> The request: Faithfully return all lines, omitting every embedded picture.

> Material:

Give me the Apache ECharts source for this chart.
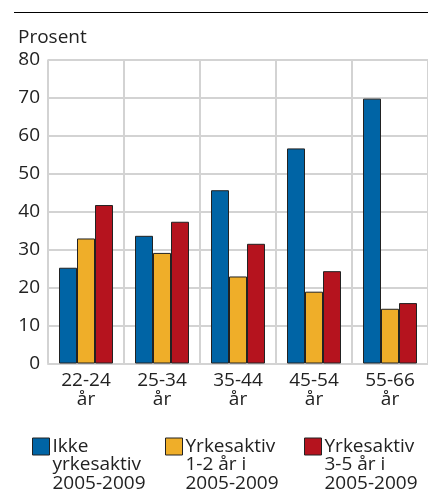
<!DOCTYPE html>
<html>
<head>
<meta charset="utf-8">
<script src="https://cdn.jsdelivr.net/npm/echarts@6/dist/echarts.min.js"></script>
<style>
html,body{margin:0;padding:0;background:#fff;}
#c{width:428px;height:491px;}
</style>
</head>
<body>
<div id="c"></div>
<script>
const categories = ['22-24\når', '25-34\når', '35-44\når', '45-54\når', '55-66\når'];
const seriesNames = ['Ikke\nyrkesaktiv\n2005-2009', 'Yrkesaktiv\n1-2 år i\n2005-2009', 'Yrkesaktiv\n3-5 år i\n2005-2009'];
const ikkeYrkesaktiv = [25.2, 33.6, 45.6, 56.6, 69.7];
const yrkesaktiv12 = [32.9, 29.1, 22.9, 18.9, 14.4];
const yrkesaktiv35 = [41.7, 37.3, 31.5, 24.3, 15.9];
const yTicks = [0, 10, 20, 30, 40, 50, 60, 70, 80];
const colors = ['#0064a5', '#efae29', '#b5131e'];
const FONT = 'Open Sans';

const chart = echarts.init(document.getElementById('c'));
const values = [ikkeYrkesaktiv, yrkesaktiv12, yrkesaktiv35];
const legendLefts = [32, 165, 304];

chart.setOption({
  animation: false,
  textStyle: {fontFamily: FONT},
  graphic: [
    {type: 'text', left: 14, top: -14.5, style: {text: 'Prosent', font: 'bold 19px "Open Sans"', fill: '#000'}},
    {type: 'line', shape: {x1: 14, y1: 12.5, x2: 428, y2: 12.5}, style: {stroke: '#000', lineWidth: 1.2}}
  ],
  legend: seriesNames.map((n, i) => ({
    data: [n],
    left: legendLefts[i],
    top: 400,
    padding: 0,
    orient: 'vertical',
    icon: 'rect',
    itemWidth: 17,
    itemHeight: 17,
    itemGap: 0,
    selectedMode: false,
    formatter: name => '\n\n' + name,
    itemStyle: {borderColor: '#222', borderWidth: 1},
    textStyle: {fontFamily: FONT, fontSize: 19, color: '#222', lineHeight: 18.5, padding: [0, 0, 0, -2]}
  })),
  grid: {left: 48, top: 59.5, right: -4, bottom: 127.5, containLabel: false},
  xAxis: {
    type: 'category',
    data: categories,
    axisLine: {show: true, lineStyle: {color: '#d3d3d3', width: 2}},
    axisTick: {show: false},
    splitLine: {show: true, interval: 0, lineStyle: {color: '#d3d3d3', width: 2}},
    axisLabel: {color: '#222', fontSize: 19, lineHeight: 18.5, margin: 8, interval: 0, fontFamily: FONT}
  },
  yAxis: {
    type: 'value',
    min: 0, max: 80, interval: 10,
    name: 'Prosent',
    nameLocation: 'end',
    nameGap: 12,
    nameTextStyle: {color: '#222', fontSize: 19, align: 'left', padding: [0, 0, 0, -30], fontFamily: FONT},
    axisLine: {show: false},
    axisTick: {show: false},
    splitLine: {show: true, lineStyle: {color: '#d3d3d3', width: 2}},
    axisLabel: {color: '#222', fontSize: 19, margin: 8, fontFamily: FONT,
      formatter: v => yTicks.includes(v) ? String(v) : ''}
  },
  series: seriesNames.map((n, i) => ({
    type: 'bar',
    name: n,
    data: values[i],
    barWidth: 18,
    barGap: '0%',
    itemStyle: {color: colors[i], borderColor: '#222', borderWidth: 1}
  }))
});
</script>
</body>
</html>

> Response for this exercise:
Give me the Apache ECharts source for this chart.
<!DOCTYPE html>
<html>
<head>
<meta charset="utf-8">
<script src="https://cdn.jsdelivr.net/npm/echarts@6/dist/echarts.min.js"></script>
<style>
html,body{margin:0;padding:0;background:#fff;}
#c{width:428px;height:491px;}
</style>
</head>
<body>
<div id="c"></div>
<script>
const categories = ['22-24\når', '25-34\når', '35-44\når', '45-54\når', '55-66\når'];
const seriesNames = ['Ikke\nyrkesaktiv\n2005-2009', 'Yrkesaktiv\n1-2 år i\n2005-2009', 'Yrkesaktiv\n3-5 år i\n2005-2009'];
const ikkeYrkesaktiv = [25.2, 33.6, 45.6, 56.6, 69.7];
const yrkesaktiv12 = [32.9, 29.1, 22.9, 18.9, 14.4];
const yrkesaktiv35 = [41.7, 37.3, 31.5, 24.3, 15.9];
const yTicks = [0, 10, 20, 30, 40, 50, 60, 70, 80];
const colors = ['#0064a5', '#efae29', '#b5131e'];
const FONT = 'Open Sans';

const chart = echarts.init(document.getElementById('c'));
const values = [ikkeYrkesaktiv, yrkesaktiv12, yrkesaktiv35];
const legendLefts = [32, 165, 304];

chart.setOption({
  animation: false,
  textStyle: {fontFamily: FONT},
  graphic: [
    {type: 'text', left: 14, top: -14.5, style: {text: 'Prosent', font: 'bold 19px "Open Sans"', fill: '#000'}},
    {type: 'line', shape: {x1: 14, y1: 12.5, x2: 428, y2: 12.5}, style: {stroke: '#000', lineWidth: 1.2}}
  ],
  legend: seriesNames.map((n, i) => ({
    data: [n],
    left: legendLefts[i],
    top: 400,
    padding: 0,
    orient: 'vertical',
    icon: 'rect',
    itemWidth: 17,
    itemHeight: 17,
    itemGap: 0,
    selectedMode: false,
    formatter: name => '\n\n' + name,
    itemStyle: {borderColor: '#222', borderWidth: 1},
    textStyle: {fontFamily: FONT, fontSize: 19, color: '#222', lineHeight: 18.5, padding: [0, 0, 0, -2]}
  })),
  grid: {left: 48, top: 59.5, right: -4, bottom: 127.5, containLabel: false},
  xAxis: {
    type: 'category',
    data: categories,
    axisLine: {show: true, lineStyle: {color: '#d3d3d3', width: 2}},
    axisTick: {show: false},
    splitLine: {show: true, interval: 0, lineStyle: {color: '#d3d3d3', width: 2}},
    axisLabel: {color: '#222', fontSize: 19, lineHeight: 18.5, margin: 8, interval: 0, fontFamily: FONT}
  },
  yAxis: {
    type: 'value',
    min: 0, max: 80, interval: 10,
    name: 'Prosent',
    nameLocation: 'end',
    nameGap: 12,
    nameTextStyle: {color: '#222', fontSize: 19, align: 'left', padding: [0, 0, 0, -30], fontFamily: FONT},
    axisLine: {show: false},
    axisTick: {show: false},
    splitLine: {show: true, lineStyle: {color: '#d3d3d3', width: 2}},
    axisLabel: {color: '#222', fontSize: 19, margin: 8, fontFamily: FONT,
      formatter: v => yTicks.includes(v) ? String(v) : ''}
  },
  series: seriesNames.map((n, i) => ({
    type: 'bar',
    name: n,
    data: values[i],
    barWidth: 18,
    barGap: '0%',
    itemStyle: {color: colors[i], borderColor: '#222', borderWidth: 1}
  }))
});
</script>
</body>
</html>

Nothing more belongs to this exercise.